Based on the above, the SEC charged Monsanto with violating the FCPA’s anti-bribery provisions, books and records provisions and internal controls provisions.

Under the heading “Books and Records Violations,” the complaint alleges:

“Monsanto’s Indonesian affiliates failed to properly account for the illicit payments. Instead, members of the Indonesian management team used a complex scheme of bogus pesticide product registration fees and over-invoicing to finance off-book slush funds. These off-book accounts were the source for reimbursements to employees of the Indonesian affiliates for numerous improper payments made to Indonesian officials. These improper payments were inaccurately recorded by both the Indonesian affiliates and Monsanto as payments for bona fide services or bona fide product sales. The improper payments were then reflected in Monsanto’s consolidated financial statements as payments for bona fide services or bona fide product sales.”

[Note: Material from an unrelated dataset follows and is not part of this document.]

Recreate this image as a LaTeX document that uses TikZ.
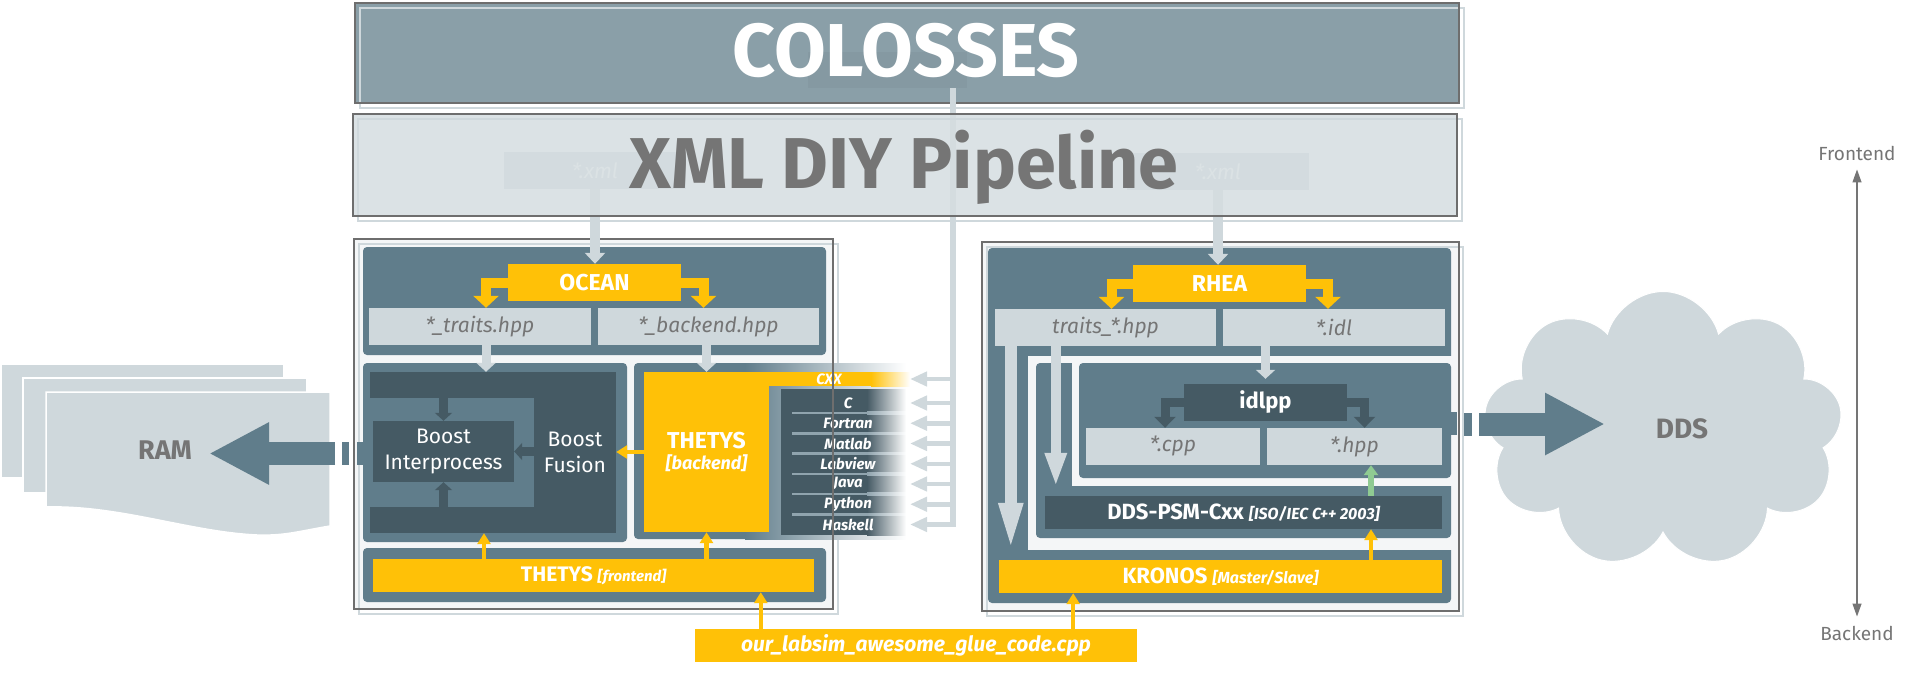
\documentclass[tikz,border=0pt]{standalone}
\usepackage{fontspec}
\setmainfont{Fira Sans}
\usetikzlibrary{arrows.meta,shapes.symbols}
\definecolor{slate}{HTML}{607D8B}
\definecolor{dark}{HTML}{455A64}
\definecolor{lite}{HTML}{CFD8DC}
\definecolor{amber}{HTML}{FFC107}
\definecolor{txtgray}{HTML}{757575}
\definecolor{framebg}{HTML}{F4F6F7}
\definecolor{sepline}{HTML}{90A4AE}
\definecolor{leaf}{HTML}{8FCB92}
\definecolor{colbox}{HTML}{8A9FA8}
\definecolor{ghost}{HTML}{8599A2}
\definecolor{xmlbox}{HTML}{D5DDE0}
\definecolor{xmlfile}{HTML}{CAD4DA}
\definecolor{outline}{HTML}{6E6E6E}
\newcommand{\pxfont}[2]{\fontsize{#1}{#2}\selectfont}
\tikzset{
  panel/.style={fill=slate, rounded corners=4pt},
  tool/.style={fill=amber, text=white, font=\pxfont{23}{21}\bfseries, inner sep=0pt, minimum height=37pt},
  file/.style={fill=lite, text=txtgray, font=\pxfont{21}{21}\itshape, inner sep=0pt, minimum height=37pt},
  tooldark/.style={fill=dark, text=white, font=\pxfont{22}{22}\bfseries, inner sep=0pt, minimum height=37pt},
  xfile/.style={fill=xmlfile, text=white, font=\pxfont{21}{21}\itshape, inner sep=0pt, minimum height=37pt},
  lab/.style={text=white, font=\pxfont{15}{15}\bfseries\itshape, inner sep=0pt},
  plain/.style={text=white, font=\pxfont{21}{26}, align=center, inner sep=0pt},
  big/.style={text=txtgray, font=\pxfont{27}{27}\bfseries, inner sep=0pt},
  side/.style={text=txtgray, font=\pxfont{19}{19}, inner sep=0pt},
  larrow/.style={draw=lite, line width=9pt, -{Triangle[width=19pt,length=9pt]}},
  xarrow/.style={draw=lite, line width=10pt, -{Triangle[width=20pt,length=11pt]}},
  oarrow/.style={draw=amber, line width=10pt, -{Triangle[width=25pt,length=12pt]}},
  yarrow/.style={draw=amber, line width=4.5pt, -{Triangle[width=13pt,length=11pt]}},
  darrow/.style={draw=dark, line width=9pt, -{Triangle[width=17pt,length=8pt]}},
  darrowb/.style={draw=dark, line width=9pt, -{Triangle[width=21pt,length=11pt]}},
  garrow/.style={draw=leaf, line width=6pt, -{Triangle[width=14pt,length=10pt]}},
  tallarrow/.style={draw=lite, line width=12pt, -{Triangle[width=21pt,length=52pt]}, shorten >=5pt},
  midarrow/.style={draw=lite, line width=10pt, -{Triangle[width=20pt,length=34pt]}, shorten >=9pt},
  busline/.style={draw=lite, line width=6pt},
  busarrow/.style={draw=lite, line width=4.5pt, -{Triangle[width=14pt,length=17pt]}},
  bigarrow/.style={draw=slate, line width=23pt, -{Triangle[width=58pt,length=60pt]}},
  axis/.style={draw=txtgray, line width=1.2pt, {Triangle[width=9pt,length=13pt]}-{Triangle[width=9pt,length=13pt]}},
  frdark/.style={draw=outline, line width=1.2pt},
  frlite/.style={draw=lite, line width=1.5pt}
}
\begin{document}
\begin{tikzpicture}[x=1pt,y=-1pt]
  \useasboundingbox (0,0) rectangle (1920,690);

  % frames
  \fill[framebg] (354,239) rectangle (833,609);
  \draw[frlite] (359,244) rectangle (838,614);
  \fill[framebg] (982,242) rectangle (1459,611);
  \draw[frlite] (987,247) rectangle (1463,616);

  % OCEAN
  \fill[panel] (363,247) rectangle (826,355);
  \node[tool, minimum width=173pt] (ocean) at (594.5,282.5) {OCEAN};
  \node[file, minimum width=222pt] (traits) at (480,326.5) {*\_traits.hpp};
  \node[file, minimum width=221pt] (backend) at (708.5,326.5) {*\_backend.hpp};
  \draw[oarrow] (ocean.west) -| ([xshift=6pt]traits.north);
  \draw[oarrow] (ocean.east) -| ([xshift=-5pt]backend.north);

  % boost
  \fill[panel] (363,363) rectangle (627,542);
  \fill[slate] (357,442) rectangle (366,465);
  \node[fill=dark, minimum width=246pt, minimum height=161pt, inner sep=0pt] (boostD) at (493,452.5) {};
  \node[fill=slate, minimum width=164pt, minimum height=109pt, inner sep=0pt] (boostL) at (452,452.5) {};
  \node[fill=dark, plain, minimum width=141pt, minimum height=61pt] (bip) at (443.5,451.5) {Boost\\Interprocess};
  \node[plain] (fusion) at (575,452) {Boost\\Fusion};
  \draw[darrow] (bip.north |- boostL.north) -- (bip.north);
  \draw[darrow] (bip.south |- boostL.south) -- (bip.south);
  \draw[darrow] (bip.east -| boostL.east) -- (bip.east);
  \draw[larrow] ([xshift=6pt]traits.south) -- ([xshift=6pt]traits.south |- boostD.north);

  % THETYS backend
  \fill[panel] (634,363) rectangle (760,539);
  \shade[left color=slate, right color=white] (745,363) rectangle (906,539);
  \node[tool, minimum width=125pt, minimum height=160pt, align=center] (thetysB) at (706.5,452)
    {THETYS\\{\pxfont{18}{18}\itshape [backend]}};
  \fill[amber] (766,372) rectangle (872,386);
  \shade[left color=amber, right color=white] (871,372) rectangle (910,386);
  \fill[dark] (781,389) rectangle (868,535);
  \shade[left color=dark, right color=white] (867,389) rectangle (906,535);
  \foreach \k in {1,...,6} {
    \pgfmathsetmacro\yy{413.1+20.25*(\k-1)}
    \fill[sepline] (792,\yy-1.2) rectangle (868,\yy+1.2);
    \shade[left color=sepline, right color=white] (867,\yy-1.2) rectangle (906,\yy+1.2);
  }
  \node[lab] (cxx) at (829,379) {CXX};
  \foreach \lng [count=\i] in {C,Fortran,Matlab,Labview,Java,Python,Haskell}
    \node[lab] (lang\i) at (848,{403+20.25*(\i-1)}) {\lng};
  \draw[larrow] ([xshift=-2pt]backend.south) -- ([xshift=-2pt]backend.south |- thetysB.north);
  \draw[yarrow] (thetysB.west) -- (thetysB.west -| boostD.east);

  % THETYS frontend
  \fill[panel] (363,548) rectangle (826,602);
  \node[tool, minimum width=441pt, minimum height=33pt, font=\pxfont{21}{21}\bfseries] (front) at (593.5,575.5)
    {THETYS {\pxfont{15}{15}\itshape [frontend]}};
  \draw[yarrow] ([xshift=4pt]traits.south |- front.north) -- ([xshift=4pt]traits.south |- boostD.south);
  \draw[yarrow] (thetysB.south |- front.north) -- (thetysB.south);

  % RHEA
  \fill[panel] (988,248) rectangle (1451,603);
  \fill[framebg] (1028,356) rectangle (1452,550);
  \fill[panel] (1036,363) rectangle (1451,538);
  \fill[framebg] (1072,356) rectangle (1452,486);
  \fill[panel] (1079,363) rectangle (1451,478);
  \fill[slate] (1448,412) rectangle (1457,435);
  \node[tool, minimum width=173pt] (rhea) at (1219.5,283.5) {RHEA};
  \node[file, minimum width=221pt] (traitsR) at (1105.5,327.5) {traits\_*.hpp};
  \node[file, minimum width=222pt] (idl) at (1334,327.5) {*.idl};
  \draw[oarrow] (rhea.west) -| ([xshift=6pt]traitsR.north);
  \draw[oarrow] (rhea.east) -| ([xshift=-6pt]idl.north);
  \node[tooldark, minimum width=163pt] (idlpp) at (1265.5,402.5) {idlpp};
  \node[file, minimum width=174pt] (cpp) at (1173,446.5) {*.cpp};
  \node[file, minimum width=175pt] (hpp) at (1354.5,446.5) {*.hpp};
  \draw[darrowb] (idlpp.west) -| ([xshift=-8pt]cpp.north);
  \draw[darrowb] (idlpp.east) -| ([xshift=10pt]hpp.north);
  \draw[larrow, shorten >=5pt] (idl.south -| idlpp.north) -- (idlpp.north);
  \node[tooldark, minimum width=397pt, minimum height=33pt, font=\pxfont{22}{22}\bfseries] (psm) at (1243.5,512.5)
    {DDS-PSM-Cxx {\pxfont{16}{16}\itshape [ISO/IEC C++ 2003]}};
  \node[tool, minimum width=443pt, minimum height=33pt, font=\pxfont{22}{22}\bfseries] (kronos) at (1220.5,576.5)
    {KRONOS {\pxfont{16}{16}\itshape [Master/Slave]}};
  \draw[garrow] ([xshift=16.5pt]hpp.south |- psm.north) -- ([xshift=16.5pt]hpp.south);
  \draw[yarrow] ([xshift=16.5pt]hpp.south |- kronos.north) -- ([xshift=16.5pt]hpp.south |- psm.south);
  \draw[tallarrow] ([xshift=16pt]traitsR.south west) -- ([xshift=16pt]traitsR.south west |- kronos.north);
  \draw[midarrow] ([xshift=61pt]traitsR.south west) -- ([xshift=61pt]traitsR.south west |- psm.north);

  \draw[frdark] (354,239) rectangle (833,609);
  \draw[frdark] (982,242) rectangle (1459,611);

  % COLOSSES
  \fill[colbox] (355,3) rectangle (1459,103);
  \fill[ghost] (808,52) rectangle (967,88);
  \draw[frlite] (360,8) rectangle (1464,108);
  \draw[frdark] (355,3) rectangle (1459,103);
  \node[text=white, font=\pxfont{75}{75}\bfseries, anchor=base, inner sep=0pt] (colosses) at (906,77) {COLOSSES};
  \coordinate (busTop) at (953,88);
  \coordinate (busEnd) at (953,527);
  \coordinate (busx) at (953,0);
  \coordinate (tipx) at (910,0);
  \draw[busline] (busTop) -- (busEnd);
  \draw[busarrow] (cxx -| busx) -- (cxx -| tipx);
  \foreach \i in {1,...,7}
    \draw[busarrow] (lang\i -| busx) -- (lang\i -| tipx);

  % XML pipeline
  \node[xfile, minimum width=182pt] (xmlL) at (595,170.5) {*.xml};
  \node[xfile, minimum width=182pt] (xmlR) at (1218,171.5) {*.xml};
  \draw[xarrow] (xmlL.south) -- (xmlL.south |- ocean.north);
  \draw[xarrow] (xmlR.south) -- (xmlR.south |- rhea.north);
  \fill[xmlbox, fill opacity=0.85] (353,114) rectangle (1457,216);
  \draw[frlite] (358,119) rectangle (1462,221);
  \draw[frdark] (353,114) rectangle (1457,216);
  \node[text=txtgray, font=\pxfont{72}{72}\bfseries, anchor=base, inner sep=0pt] (pipeline) at (904,188) {XML DIY Pipeline};

  % RAM
  \fill[lite, draw=white, line width=1.5pt] (1,364) rectangle (284,478);
  \fill[lite, draw=white, line width=1.5pt] (23,378) rectangle (307,493);
  \fill[lite, draw=white, line width=1.5pt] (46,392) -- (330,392) -- (330,526)
    .. controls (300,531) and (285,536) .. (257,535)
    .. controls (190,532) and (120,505) .. (46,507) -- cycle;
  \node[big] (ram) at (165,450) {RAM};
  \coordinate (ramFrom) at (335,453.5);
  \coordinate (ramTip) at (209,453.5);
  \draw[bigarrow] (ramFrom) -- (ramTip);
  \fill[slate] (342,442) rectangle (349,465);

  % DDS
  \node[cloud, cloud puffs=9, aspect=1.3, fill=lite, draw=white, line width=1pt,
        minimum width=359pt, minimum height=277pt, inner sep=0pt] (cloud) at (1663,430) {};
  \node[big, font=\pxfont{28}{28}\bfseries] (dds) at (1682,429) {DDS};
  \coordinate (ddsFrom) at (1479,424);
  \coordinate (ddsTip) at (1605,424);
  \draw[bigarrow] (ddsFrom) -- (ddsTip);
  \fill[slate] (1464,412.5) rectangle (1472,435.5);

  % glue code
  \node[tool, minimum width=442pt, minimum height=33pt, font=\pxfont{21}{21}\bfseries\itshape] (glue) at (916,645.5)
    {our\_labsim\_awesome\_glue\_code.cpp};
  \draw[yarrow] ([xshift=66pt]glue.north west) -- ([xshift=66pt]glue.north west |- front.south);
  \draw[yarrow] ([xshift=-64pt]glue.north east) -- ([xshift=-64pt]glue.north east |- kronos.south);

  % frontend / backend
  \node[side] (fe) at (1857,153) {Frontend};
  \node[side] (be) at (1857,633) {Backend};
  \draw[axis, shorten <=9pt, shorten >=9pt] (fe.south) -- (be.north);
\end{tikzpicture}
\end{document}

Under the heading “Internal Controls Violations,” the complaint alleges:

“During the review period, Monsanto lacked internal controls sufficient to detect or prevent the illicit payment schemes operated by the Indonesian affiliates. In fact, from 1996 to 2001 Monsanto did not conduct any internal audits of its Indonesian affiliates, nor were statutory audits conducted, which were required of PTBS under Indonesian law. Instead, Monsanto assumed the financial statement information it received from its Indonesian affiliates was accurate. Despite the statements being unaudited, Monsanto management did not require the Indonesian affiliates to substantiate the information in the financial statements. The absence of effective internal controls enabled the Indonesian management team to conceal their illicit payment schemes.”

Without admitting or denying the SEC’s allegations, Monsanto agreed to pay a $500,000 civil penalty.

Homer Moyer represented Monsanto.

In connection with the Indonesia conduct, in this civil complaint the SEC also charged Monsanto employee Charles Martin (Government Affairs Director for Asia) with authorizing and directing an Indonesian consulting firm (“Consulting Firm”) to pay a bribe totaling $50,000 to a senior Indonesian Ministry of Environment official. As stated in the complaint “through his conduct in devising and orchestrating the illegal payment, Martin violated, and aided and abetted violations of, the anti-bribery provisions of the FCPA, and the internal controls and books and records provisions …”.

Without admitting or denying the SEC’s allegations, Martin agreed to pay a $30,000 civil penalty.